I don't even know how to start, this is so sad and confusing.
I'm 25 and two months ago I married my long term boyfriend. We had been dating for years, I loved him with all my heart and I truly believed he was THE one. I remember I even told my sister on the night I met him that I had fund the man I would marry. He was everything I wanted and even though we disagreed at times, I knew I loved him and that we were meant to be together. A year ago I bumped into an old friend, a guy I attended college with. We talked for a bit, my partner knew about it and had no problem (he trusted me completey) but then, slowly, I started to fall for my friend. I was shocked. In all the years with my boyfriend I had never even given a guy a second glance. Not even Brad Pitt could have made me second guess my feelings for the man that I loved so very much- but there I was, getting butterflies in my stomach everytime I would get a text from this friend.

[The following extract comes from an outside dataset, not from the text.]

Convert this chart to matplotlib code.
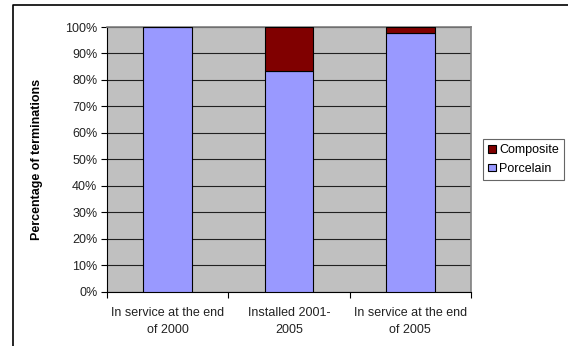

Finally, I came clean to my boyfriend and told him how I felt. He was angry, but let it slide. I tried to stop all contact with this person, let's call him Adam. I really did try my best, but Adam had feelings for me as well and, long story short, we ended up sleeping together. Not once, but many many times. I started making up excuses to not see my bf and it was actually pretty easy since he travels quite a lot for work. I fell in love with Adam and we pretty much moved in together (again, bf had no clue as we was out of town often). It was clear to me we were soulmates- we have the same major, he would read to me (my favorite books!), we shared the same sense of humor and were just completely happy together. I had never felt so complete.
Adam knew about my bf, but he was respectful and even though he expected me to completely break up with him he was pretty confident as I was spending day and night by his side. I was getting ready to dump my boyfriend, going as far as telling my parents and close friends. They all knew about Adam- he wasn't a secret. I wanted to start a serious relationship with him. One Friday night my boyfriend invited me out, I wasn't dressing up like I used to when I was with him, barey answered his calls, you get the idea. So I was a bit surprised when he took me to the fanciest restaurant I had ever seen and proposed. Looking back I think he felt I was growing cold towards him and he used this in a desperate attempt to keep me from leaving. And it worked. I said Yes, put the ring on my finger and started planning out a wedding. It was what I had always wanted, right? so what if I didn't feel excited at the time, the emotions would come sooner or later, or so I thought.
My parents and friends supported this decision, they all loved my fiance and had known him for years. No one forced me, of course, it was all my choice. I told Adam and deleted his number. Then one night he came to my house and found me there, in my pjs drinking wine straight from the bottle and crying. He seemed to want to stay away but he ended up holding me and then making love to me-engagement ring on my finger and all. Making love with him was like nothing I had ever experienced before, so passionate, so intense. Our connection was deeply spiritual, it was like being on a different world- just Adam and me. He asked me to marry him that night. He said he would get a marriage licence the next day and we could get married immediately. I said yes. Yup, that's right. I was engaged to two different men. The next day he followed throught and was doing everything so we could get married asap. I talked to my father about breaking off with (first) fiance and he agreed, so I went to his house and just blurted everything out. He was pissed. He hit me, I was truly scared for myself. I managed to get to a bathroom and locked the door from the inside. I called my father, no answer. I called Adam, he was there to pick me up in minutes. He was still in his pijamas when he got there. I won't bore you even more with the details, but my then fiance lied to Adam about everything. He said he hadn't hit me (I was badly bruised and he had even attepted to choke me) he said I was at his house to sleep over (No, I wasn't. He hadn't touched me since I started seeing Adam. I was there to break off the engagement) Well, Adam got me out of there for my safety, but never again contacted me. Fast foward a year and I married my old boyfriend. The one I had loved so much for so many years. The one I grew up with. The one that forgave me, and I forgave him, and we bought a beautiful house together and had a wonderful honeymoon and are even planning on children soon.
The one that laid hands on me.
The one I'm not madly in love with anymore.
I don't ever cry when I think about Adam, but gosh, how I think about him. Every singe day. I'm a good wife to my husband, I provide a good income that allows us to have a comfortable life. On top of that I cook, clean and make sure he has everything he needs at all times. I let him make love to me when he needs it, but it's never something I look foward to.
I care about my husband and I love him. I love the things we have accomplished together and I'm proud of him as he is of me. I know life with Adam would never have worked out- he wanted to travel and have fun, smoked too much, drank too much and didn't want a family. I don't regret getting married to the man sitting across from me at this moment, but it is true what they say: there is more than one true love during a life time. I married the love of my life, but my soulmate is in Canada right now, probably smoking weed and reading Julio Cortazar.
Sometimes I wish I hadn't met Adam. Maybe then I wouldn't feel like I'm missing a part of myself. Maybe I would be able to love myhusband completely.
I WANT to love him without holding back. I WANT to make love to him and feel intimacy and light and joy. I WANT to kiss him with the same passion I did before and not just because he has asked me to.
The question is, how do I go back to being crazy in love with the man I married?